= SET TASK =
Return all entries precisely as they stand, without the images.

= DATA FOR PROCESSING =
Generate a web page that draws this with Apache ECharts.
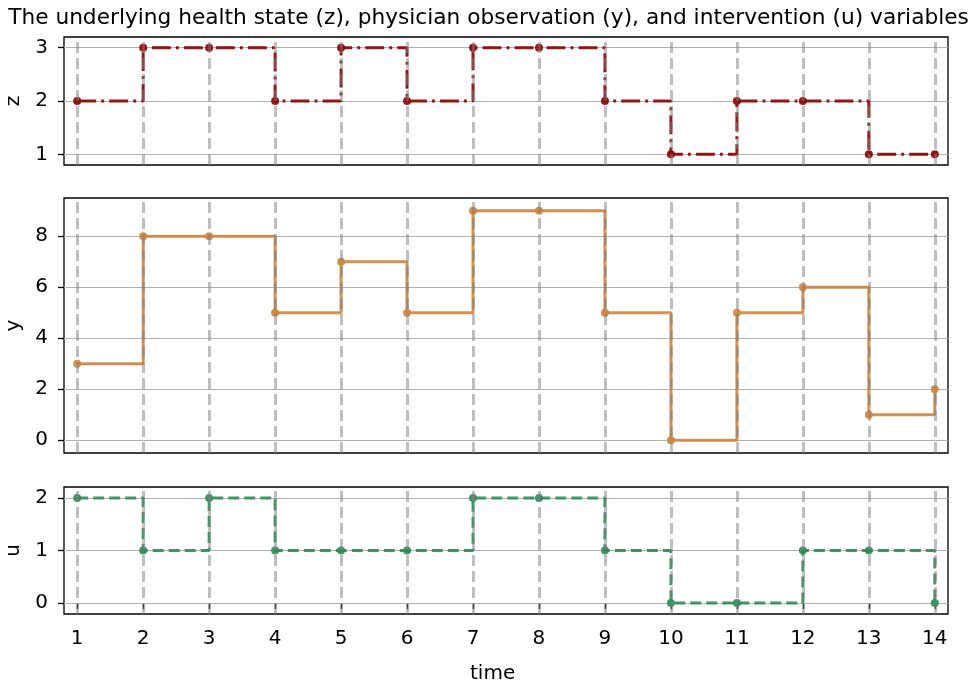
<!DOCTYPE html>
<html>
<head>
<meta charset="utf-8">
<script src="https://cdn.jsdelivr.net/npm/echarts@6/dist/echarts.min.js"></script>
<style>
  html, body { margin: 0; padding: 0; background: #fff; }
  #chart { width: 977px; height: 689px; }
</style>
</head>
<body>
<div id="chart"></div>
<script>
// Time steps and the three recorded variables
const time = [1, 2, 3, 4, 5, 6, 7, 8, 9, 10, 11, 12, 13, 14];
const healthState = [2, 3, 3, 2, 3, 2, 3, 3, 2, 1, 2, 2, 1, 1];      // z
const observation = [3, 8, 8, 5, 7, 5, 9, 9, 5, 0, 5, 6, 1, 2];      // y
const intervention = [2, 1, 2, 1, 1, 1, 2, 2, 1, 0, 0, 1, 1, 0];     // u

// Tick labels for each panel's vertical axis
const zTicks = [1, 2, 3];
const yTicks = [0, 2, 4, 6, 8];
const uTicks = [0, 1, 2];

const FONT = 'DejaVu Sans';

// Panel layout and styling
const panels = [
  { label: 'z', values: healthState, ticks: zTicks, min: 0.8, max: 3.2,
    top: 37, height: 128, color: '#8b0000', dash: [19, 5, 3, 5] },
  { label: 'y', values: observation, ticks: yTicks, min: -0.5, max: 9.5,
    top: 198, height: 255, color: '#cd853f', dash: 'solid' },
  { label: 'u', values: intervention, ticks: uTicks, min: -0.21, max: 2.21,
    top: 487, height: 127, color: '#2e8b57', dash: [11, 5] }
];

const grids = [], xAxes = [], yAxes = [], series = [];

panels.forEach((p, i) => {
  const isLast = i === panels.length - 1;
  grids.push({
    left: 64, width: 884, top: p.top, height: p.height,
    show: true, borderColor: '#000', borderWidth: 1.3,
    backgroundColor: 'transparent', containLabel: false,
    outerBoundsMode: 'none'
  });
  xAxes.push({
    type: 'value', gridIndex: i, min: 0.8, max: 14.2,
    axisLine: { show: false },
    splitLine: { show: false },
    axisTick: {
      show: isLast, customValues: time, length: 6,
      lineStyle: { color: '#000', width: 1.3 }
    },
    axisLabel: {
      show: isLast, customValues: time, margin: 15,
      fontFamily: FONT, fontSize: 20, color: '#000'
    }
  });
  yAxes.push({
    type: 'value', gridIndex: i, min: p.min, max: p.max,
    name: p.label, nameLocation: 'middle', nameGap: 40, nameRotate: 90,
    nameTextStyle: { fontFamily: FONT, fontSize: 20, color: '#000' },
    axisLine: { show: false },
    splitLine: { show: false },
    axisTick: {
      show: true, customValues: p.ticks, length: 6,
      lineStyle: { color: '#000', width: 1.3 }
    },
    axisLabel: {
      customValues: p.ticks, margin: 16,
      fontFamily: FONT, fontSize: 20, color: '#000'
    }
  });

  // horizontal grid lines at the tick values, kept beneath the data
  series.push({
    type: 'line', xAxisIndex: i, yAxisIndex: i, data: [], z: 1, silent: true,
    markLine: {
      z: 1, silent: true, symbol: ['none', 'none'], animation: false,
      label: { show: false },
      lineStyle: { color: '#b0b0b0', width: 1.2, type: 'solid' },
      data: p.ticks.map(v => ({ yAxis: v }))
    }
  });

  // the variable itself, held constant until the next time step
  series.push({
    type: 'line', xAxisIndex: i, yAxisIndex: i, z: 3,
    step: 'end',
    data: time.map((t, k) => [t, p.values[k]]),
    symbol: 'circle', symbolSize: 8,
    showSymbol: true,
    lineStyle: { color: p.color, width: 3, type: p.dash, opacity: 0.9 },
    itemStyle: { color: p.color, opacity: 0.9 }
  });

  // dashed vertical markers at each time step, drawn over the data
  series.push({
    type: 'line', xAxisIndex: i, yAxisIndex: i, data: [], z: 6, silent: true,
    markLine: {
      z: 6, silent: true, symbol: ['none', 'none'], animation: false,
      label: { show: false },
      lineStyle: { color: 'rgba(128,128,128,0.5)', width: 3, type: [11, 5] },
      data: time.map(t => ({ xAxis: t }))
    }
  });
});

const chart = echarts.init(document.getElementById('chart'), null, { renderer: 'canvas' });
chart.setOption({
  animation: false,
  backgroundColor: '#fff',
  title: [
    {
      text: 'The underlying health state (z), physician observation (y), and intervention (u) variables',
      left: 'center', top: 7, padding: 0,
      textStyle: { fontFamily: FONT, fontSize: 21.7, fontWeight: 'normal', color: '#000' }
    },
    {
      text: 'time', left: 470, top: 664, padding: 0,
      textStyle: { fontFamily: FONT, fontSize: 20, fontWeight: 'normal', color: '#000' }
    }
  ],
  grid: grids,
  xAxis: xAxes,
  yAxis: yAxes,
  series: series
});
</script>
</body>
</html>
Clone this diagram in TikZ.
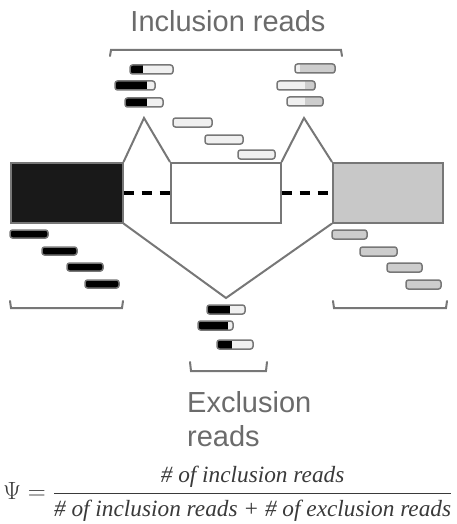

= RESULT FOR THIS TASK =
Generate a web page that draws this with Apache ECharts.
<!DOCTYPE html>
<html>
<head>
<meta charset="utf-8">
<script src="https://cdn.jsdelivr.net/npm/echarts@6/dist/echarts.min.js"></script>
<style>
  html, body { margin: 0; padding: 0; background: #fff; }
  #chart { width: 977px; height: 689px; }
</style>
</head>
<body>
<div id="chart"></div>
<script>
// Time steps and the three recorded variables
const time = [1, 2, 3, 4, 5, 6, 7, 8, 9, 10, 11, 12, 13, 14];
const healthState = [2, 3, 3, 2, 3, 2, 3, 3, 2, 1, 2, 2, 1, 1];      // z
const observation = [3, 8, 8, 5, 7, 5, 9, 9, 5, 0, 5, 6, 1, 2];      // y
const intervention = [2, 1, 2, 1, 1, 1, 2, 2, 1, 0, 0, 1, 1, 0];     // u

// Tick labels for each panel's vertical axis
const zTicks = [1, 2, 3];
const yTicks = [0, 2, 4, 6, 8];
const uTicks = [0, 1, 2];

const FONT = 'DejaVu Sans';

// Panel layout and styling
const panels = [
  { label: 'z', values: healthState, ticks: zTicks, min: 0.8, max: 3.2,
    top: 37, height: 128, color: '#8b0000', dash: [19, 5, 3, 5] },
  { label: 'y', values: observation, ticks: yTicks, min: -0.5, max: 9.5,
    top: 198, height: 255, color: '#cd853f', dash: 'solid' },
  { label: 'u', values: intervention, ticks: uTicks, min: -0.21, max: 2.21,
    top: 487, height: 127, color: '#2e8b57', dash: [11, 5] }
];

const grids = [], xAxes = [], yAxes = [], series = [];

panels.forEach((p, i) => {
  const isLast = i === panels.length - 1;
  grids.push({
    left: 64, width: 884, top: p.top, height: p.height,
    show: true, borderColor: '#000', borderWidth: 1.3,
    backgroundColor: 'transparent', containLabel: false,
    outerBoundsMode: 'none'
  });
  xAxes.push({
    type: 'value', gridIndex: i, min: 0.8, max: 14.2,
    axisLine: { show: false },
    splitLine: { show: false },
    axisTick: {
      show: isLast, customValues: time, length: 6,
      lineStyle: { color: '#000', width: 1.3 }
    },
    axisLabel: {
      show: isLast, customValues: time, margin: 15,
      fontFamily: FONT, fontSize: 20, color: '#000'
    }
  });
  yAxes.push({
    type: 'value', gridIndex: i, min: p.min, max: p.max,
    name: p.label, nameLocation: 'middle', nameGap: 40, nameRotate: 90,
    nameTextStyle: { fontFamily: FONT, fontSize: 20, color: '#000' },
    axisLine: { show: false },
    splitLine: { show: false },
    axisTick: {
      show: true, customValues: p.ticks, length: 6,
      lineStyle: { color: '#000', width: 1.3 }
    },
    axisLabel: {
      customValues: p.ticks, margin: 16,
      fontFamily: FONT, fontSize: 20, color: '#000'
    }
  });

  // horizontal grid lines at the tick values, kept beneath the data
  series.push({
    type: 'line', xAxisIndex: i, yAxisIndex: i, data: [], z: 1, silent: true,
    markLine: {
      z: 1, silent: true, symbol: ['none', 'none'], animation: false,
      label: { show: false },
      lineStyle: { color: '#b0b0b0', width: 1.2, type: 'solid' },
      data: p.ticks.map(v => ({ yAxis: v }))
    }
  });

  // the variable itself, held constant until the next time step
  series.push({
    type: 'line', xAxisIndex: i, yAxisIndex: i, z: 3,
    step: 'end',
    data: time.map((t, k) => [t, p.values[k]]),
    symbol: 'circle', symbolSize: 8,
    showSymbol: true,
    lineStyle: { color: p.color, width: 3, type: p.dash, opacity: 0.9 },
    itemStyle: { color: p.color, opacity: 0.9 }
  });

  // dashed vertical markers at each time step, drawn over the data
  series.push({
    type: 'line', xAxisIndex: i, yAxisIndex: i, data: [], z: 6, silent: true,
    markLine: {
      z: 6, silent: true, symbol: ['none', 'none'], animation: false,
      label: { show: false },
      lineStyle: { color: 'rgba(128,128,128,0.5)', width: 3, type: [11, 5] },
      data: time.map(t => ({ xAxis: t }))
    }
  });
});

const chart = echarts.init(document.getElementById('chart'), null, { renderer: 'canvas' });
chart.setOption({
  animation: false,
  backgroundColor: '#fff',
  title: [
    {
      text: 'The underlying health state (z), physician observation (y), and intervention (u) variables',
      left: 'center', top: 7, padding: 0,
      textStyle: { fontFamily: FONT, fontSize: 21.7, fontWeight: 'normal', color: '#000' }
    },
    {
      text: 'time', left: 470, top: 664, padding: 0,
      textStyle: { fontFamily: FONT, fontSize: 20, fontWeight: 'normal', color: '#000' }
    }
  ],
  grid: grids,
  xAxis: xAxes,
  yAxis: yAxes,
  series: series
});
</script>
</body>
</html>
Clone this diagram in TikZ.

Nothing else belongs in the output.